Wednesday, August 10, 2016

The best polls indicate a small gap between Trump and Hillary

All the forces that hate Trump--the Dems, the Media, and the NeverTrumpers--are all chanting the phrase that Trump is toast, but the polls have seemed a little off to me for a long time. Audacious has addressed this kind of thing before. The Clinton lead seems to be larger in registered voter polls than likely voter polls, and the gap seems to be smaller with online polls. The first suggests more enthusiasm among registered voters for Trump, and the second suggests that some people might hide their preference for Trump from telephone interviewers.

I created a list of polling companies that were not off by more than an average of 1.5 points in the 2012 election that have also conducted polls in the last two weeks. I predict that the nationwide candidate gap will be largest for telephone surveys of registered voters, and smallest for online surveys of likely voters.

Three polls are live interviews of registered voters--IBD, CNN, and Marist. The mean is a lead of 10.3 points for Hillary.

One poll is an online poll of registered voters--YouGov. It gives Clinton a 7 point lead.

Reuters/Ipsos is the only online poll of likely voters that made my list.  Now Audacious and others have rightly criticized this survey, but I'm assuming they've gotten things straightened out over there.
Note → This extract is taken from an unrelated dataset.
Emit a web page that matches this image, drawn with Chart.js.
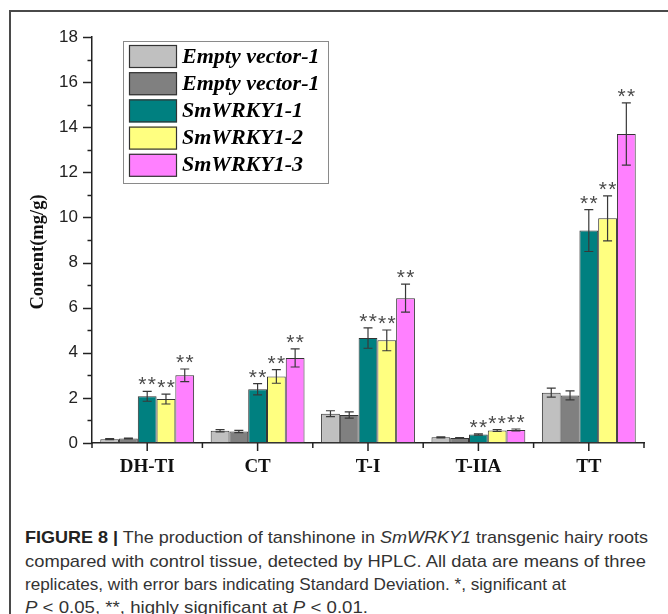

They give Hillary a 4 point lead.

Long story short, Hillary definitely seems to be ahead, but the best methodology produces a small gap between the two candidates, not a large one. And keep in mind that most media polls are of registered voters interviewed by telephone, so the gap is repeatedly exaggerated in the news.

UPDATE:  I checked Reuters latest poll, and it looks like their sample is 44% Democrats and 34% Republicans. That sounds biased to Republicans, but these kinds of numbers are used by polling companies that have been accurate in the past. Evidently, a big chunk of the country has screwy political views, and it's an uphill battle for us to win on the national level.  

1 comment:

  1. The intent has to be realizing a self-fulfilling prophecy.

    Looking at RCP at the moment there are six polls included in the head-to-head current average, 3 of registered voters and 3 of likely voters.

    Among RVs, Trump is down 8.3 points. Among LVs, he's down 5.3 points. If we get something approaching the Brexit underperformance in the polls--Leave did 4 points better than the average expected--and LVs is more accurate, we're looking at less than a couple of points.

    Add to that a different electorate than in previous elections--different in a way that redounds to Trump's benefit--and it looks really tight.

    Then again that could be wishful thinking on my part. And there's also the question of blatant voter fraud for which there will be no Establishment effort to do anything about no matter how egregious it is discovered to be.